SET TASK — Copy all lines below exactly as written. Leave pictures out.

-------

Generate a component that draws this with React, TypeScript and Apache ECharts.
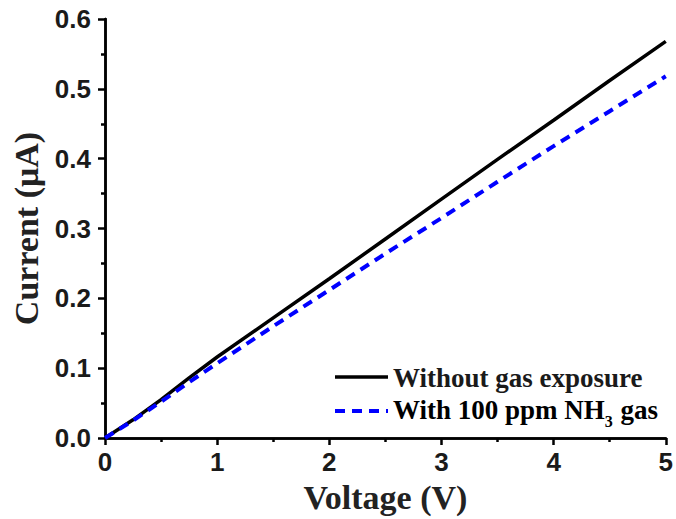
import React, { useEffect, useRef } from "react";
import * as echarts from "echarts";

const voltage = [0, 0.25, 0.5, 0.75, 1, 1.5, 2, 2.5, 3, 3.5, 4, 4.5, 5];
const currentNoGas = [0, 0.026, 0.055, 0.086, 0.116, 0.172, 0.228, 0.285, 0.342, 0.399, 0.455, 0.512, 0.568];
const currentNH3 = [0, 0.025, 0.052, 0.08, 0.107, 0.16, 0.212, 0.264, 0.315, 0.367, 0.418, 0.468, 0.518];
const seriesNames = ["Without gas exposure", "With 100 ppm NH3 gas"];

const SERIF = "'Liberation Serif', 'Times New Roman', serif";
const SANS = "'Liberation Sans', Arial, sans-serif";

export default function App() {
  const ref = useRef<HTMLDivElement>(null);
  useEffect(() => {
    if (!ref.current) return;
    const chart = echarts.init(ref.current, null, { renderer: "svg" });
    const axisLine = { show: true, lineStyle: { color: "#000", width: 2.5 } };
    const pair = (ys: number[]) => voltage.map((v, i) => [v, ys[i]]);
    chart.setOption({
      animation: false,
      backgroundColor: "#fff",
      grid: { left: 105, top: 19, right: 6, bottom: 79, containLabel: false },
      xAxis: [
        {
          type: "value",
          min: 0,
          max: 5,
          interval: 1,
          name: "Voltage (V)",
          nameLocation: "middle",
          nameGap: 42,
          nameTextStyle: { fontFamily: SERIF, fontWeight: "bold", fontSize: 34, color: "#222" },
          axisLine,
          axisTick: { show: true, inside: false, length: 7, lineStyle: { width: 2.5, color: "#000" } },
          minorTick: { show: true, splitNumber: 2, length: 4, lineStyle: { width: 2.5, color: "#000" } },
          splitLine: { show: false },
          axisLabel: { fontFamily: SANS, fontWeight: "bold", fontSize: 26, color: "#1a1a1a", margin: 11 },
        },
        {
          type: "value",
          position: "top",
          min: 0,
          max: 5,
          axisLine,
          axisTick: { show: false },
          axisLabel: { show: false },
          splitLine: { show: false },
        },
      ],
      yAxis: [
        {
          type: "value",
          min: 0,
          max: 0.6,
          interval: 0.1,
          name: "Current (\u03bcA)",
          nameLocation: "middle",
          nameGap: 60,
          nameTextStyle: { fontFamily: SERIF, fontWeight: "bold", fontSize: 34, color: "#222" },
          axisLine,
          axisTick: { show: true, inside: false, length: 7, lineStyle: { width: 2.5, color: "#000" } },
          minorTick: { show: true, splitNumber: 2, length: 4, lineStyle: { width: 2.5, color: "#000" } },
          splitLine: { show: false },
          axisLabel: {
            fontFamily: SANS,
            fontWeight: "bold",
            fontSize: 26,
            color: "#1a1a1a",
            margin: 14,
            formatter: (v: number) => v.toFixed(1),
          },
        },
        {
          type: "value",
          position: "right",
          min: 0,
          max: 0.6,
          axisLine,
          axisTick: { show: false },
          axisLabel: { show: false },
          splitLine: { show: false },
        },
      ],
      series: [
        {
          name: seriesNames[0],
          type: "line",
          data: pair(currentNoGas),
          symbol: "none",
          lineStyle: { color: "#000", width: 3.5 },
          z: 3,
        },
        {
          name: seriesNames[1],
          type: "line",
          data: pair(currentNH3),
          symbol: "none",
          lineStyle: { color: "#0000ff", width: 4, type: [10, 7] },
          z: 4,
        },
      ],
      graphic: [
        { type: "line", shape: { x1: 335, y1: 377, x2: 388, y2: 377 }, style: { stroke: "#000", lineWidth: 3.5 } },
        {
          type: "text",
          x: 393,
          y: 378,
          style: {
            text: seriesNames[0],
            font: `bold 27px ${SERIF}`,
            fill: "#1a1a1a",
            verticalAlign: "middle",
          },
        },
        {
          type: "line",
          shape: { x1: 335, y1: 411, x2: 388, y2: 411 },
          style: { stroke: "#0000ff", lineWidth: 4, lineDash: [10, 7] },
        },
        {
          type: "text",
          x: 393,
          y: 410,
          style: {
            text: "{a|With 100 ppm NH}{s|3}{a| gas}",
            verticalAlign: "middle",
            rich: {
              a: { fontFamily: SERIF, fontWeight: "bold", fontSize: 27, color: "#1a1a1a" },
              s: { fontFamily: SERIF, fontWeight: "bold", fontSize: 16, color: "#1a1a1a", padding: [22, 1, 0, 0] },
            },
          },
        },
      ],
    });
    return () => chart.dispose();
  }, []);
  return <div ref={ref} style={{ width: 676, height: 519, position: "absolute", left: 0, top: 0 }} />;
}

-------

OUTPUT BELOW —
Generate a component that draws this with React, TypeScript and Apache ECharts.
import React, { useEffect, useRef } from "react";
import * as echarts from "echarts";

const voltage = [0, 0.25, 0.5, 0.75, 1, 1.5, 2, 2.5, 3, 3.5, 4, 4.5, 5];
const currentNoGas = [0, 0.026, 0.055, 0.086, 0.116, 0.172, 0.228, 0.285, 0.342, 0.399, 0.455, 0.512, 0.568];
const currentNH3 = [0, 0.025, 0.052, 0.08, 0.107, 0.16, 0.212, 0.264, 0.315, 0.367, 0.418, 0.468, 0.518];
const seriesNames = ["Without gas exposure", "With 100 ppm NH3 gas"];

const SERIF = "'Liberation Serif', 'Times New Roman', serif";
const SANS = "'Liberation Sans', Arial, sans-serif";

export default function App() {
  const ref = useRef<HTMLDivElement>(null);
  useEffect(() => {
    if (!ref.current) return;
    const chart = echarts.init(ref.current, null, { renderer: "svg" });
    const axisLine = { show: true, lineStyle: { color: "#000", width: 2.5 } };
    const pair = (ys: number[]) => voltage.map((v, i) => [v, ys[i]]);
    chart.setOption({
      animation: false,
      backgroundColor: "#fff",
      grid: { left: 105, top: 19, right: 6, bottom: 79, containLabel: false },
      xAxis: [
        {
          type: "value",
          min: 0,
          max: 5,
          interval: 1,
          name: "Voltage (V)",
          nameLocation: "middle",
          nameGap: 42,
          nameTextStyle: { fontFamily: SERIF, fontWeight: "bold", fontSize: 34, color: "#222" },
          axisLine,
          axisTick: { show: true, inside: false, length: 7, lineStyle: { width: 2.5, color: "#000" } },
          minorTick: { show: true, splitNumber: 2, length: 4, lineStyle: { width: 2.5, color: "#000" } },
          splitLine: { show: false },
          axisLabel: { fontFamily: SANS, fontWeight: "bold", fontSize: 26, color: "#1a1a1a", margin: 11 },
        },
        {
          type: "value",
          position: "top",
          min: 0,
          max: 5,
          axisLine,
          axisTick: { show: false },
          axisLabel: { show: false },
          splitLine: { show: false },
        },
      ],
      yAxis: [
        {
          type: "value",
          min: 0,
          max: 0.6,
          interval: 0.1,
          name: "Current (\u03bcA)",
          nameLocation: "middle",
          nameGap: 60,
          nameTextStyle: { fontFamily: SERIF, fontWeight: "bold", fontSize: 34, color: "#222" },
          axisLine,
          axisTick: { show: true, inside: false, length: 7, lineStyle: { width: 2.5, color: "#000" } },
          minorTick: { show: true, splitNumber: 2, length: 4, lineStyle: { width: 2.5, color: "#000" } },
          splitLine: { show: false },
          axisLabel: {
            fontFamily: SANS,
            fontWeight: "bold",
            fontSize: 26,
            color: "#1a1a1a",
            margin: 14,
            formatter: (v: number) => v.toFixed(1),
          },
        },
        {
          type: "value",
          position: "right",
          min: 0,
          max: 0.6,
          axisLine,
          axisTick: { show: false },
          axisLabel: { show: false },
          splitLine: { show: false },
        },
      ],
      series: [
        {
          name: seriesNames[0],
          type: "line",
          data: pair(currentNoGas),
          symbol: "none",
          lineStyle: { color: "#000", width: 3.5 },
          z: 3,
        },
        {
          name: seriesNames[1],
          type: "line",
          data: pair(currentNH3),
          symbol: "none",
          lineStyle: { color: "#0000ff", width: 4, type: [10, 7] },
          z: 4,
        },
      ],
      graphic: [
        { type: "line", shape: { x1: 335, y1: 377, x2: 388, y2: 377 }, style: { stroke: "#000", lineWidth: 3.5 } },
        {
          type: "text",
          x: 393,
          y: 378,
          style: {
            text: seriesNames[0],
            font: `bold 27px ${SERIF}`,
            fill: "#1a1a1a",
            verticalAlign: "middle",
          },
        },
        {
          type: "line",
          shape: { x1: 335, y1: 411, x2: 388, y2: 411 },
          style: { stroke: "#0000ff", lineWidth: 4, lineDash: [10, 7] },
        },
        {
          type: "text",
          x: 393,
          y: 410,
          style: {
            text: "{a|With 100 ppm NH}{s|3}{a| gas}",
            verticalAlign: "middle",
            rich: {
              a: { fontFamily: SERIF, fontWeight: "bold", fontSize: 27, color: "#1a1a1a" },
              s: { fontFamily: SERIF, fontWeight: "bold", fontSize: 16, color: "#1a1a1a", padding: [22, 1, 0, 0] },
            },
          },
        },
      ],
    });
    return () => chart.dispose();
  }, []);
  return <div ref={ref} style={{ width: 676, height: 519, position: "absolute", left: 0, top: 0 }} />;
}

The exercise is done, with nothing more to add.